Toward Candidate P = NP Routes via Multitime Transport Compilation: Receipt-Gated Canonicalization and Conditional Deciders

This paper continues the Multitime Barriers program by reframing progress on P vs NP as an operational transport question across reductions: do “reasons” for satisfiable or unsatisfiable outcomes remain stable, checkable, and auditable when transformed under declared regimes? We introduce Multitime Transport Compilation, a receipt-gated protocol that converts admissible transformations into comparable, replayable artifacts under a Temporal State Machine kernel. The kernel treats clocks as transition families and enforces enriched state constraints: admissibility corridors, no-reopen discipline, abstain gating, and recovery-to-okay feasibility.
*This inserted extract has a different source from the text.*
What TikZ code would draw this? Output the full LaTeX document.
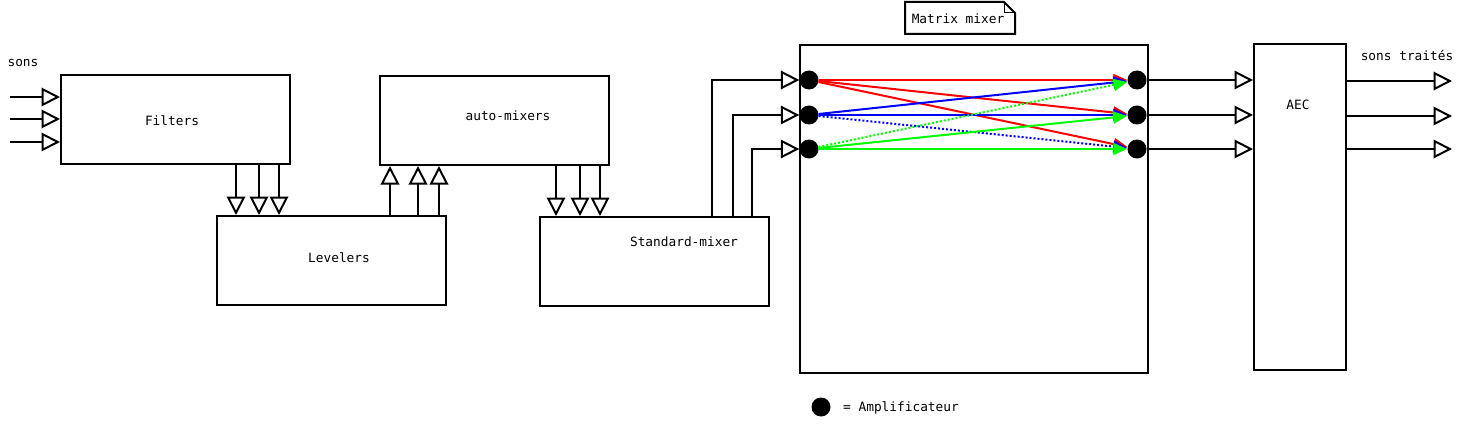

Within this framework, we define a conditional candidate decider as a pipeline — canonicalize → key → library lookup → bounded verification — whose claims are restricted to what can be closed within the current receipts. Empirically, we report transport tests and closure behavior under multiple stages and regimes, highlighting (i) stable measured overlap coexisting with closure deficits (key_hit below gate and abstain above gate) and persistent unresolved ties, and (ii) a counterexample where increased Weisfeiler–Lehman depth correlates with measured overlap loss and a scale-guard violation, motivating rollback discipline. The contribution is not a proof of P = NP, but a constructive, auditable research program: make comparability mechanical, classify failure modes by receipts, and publish a protocol that other groups can scale and verify.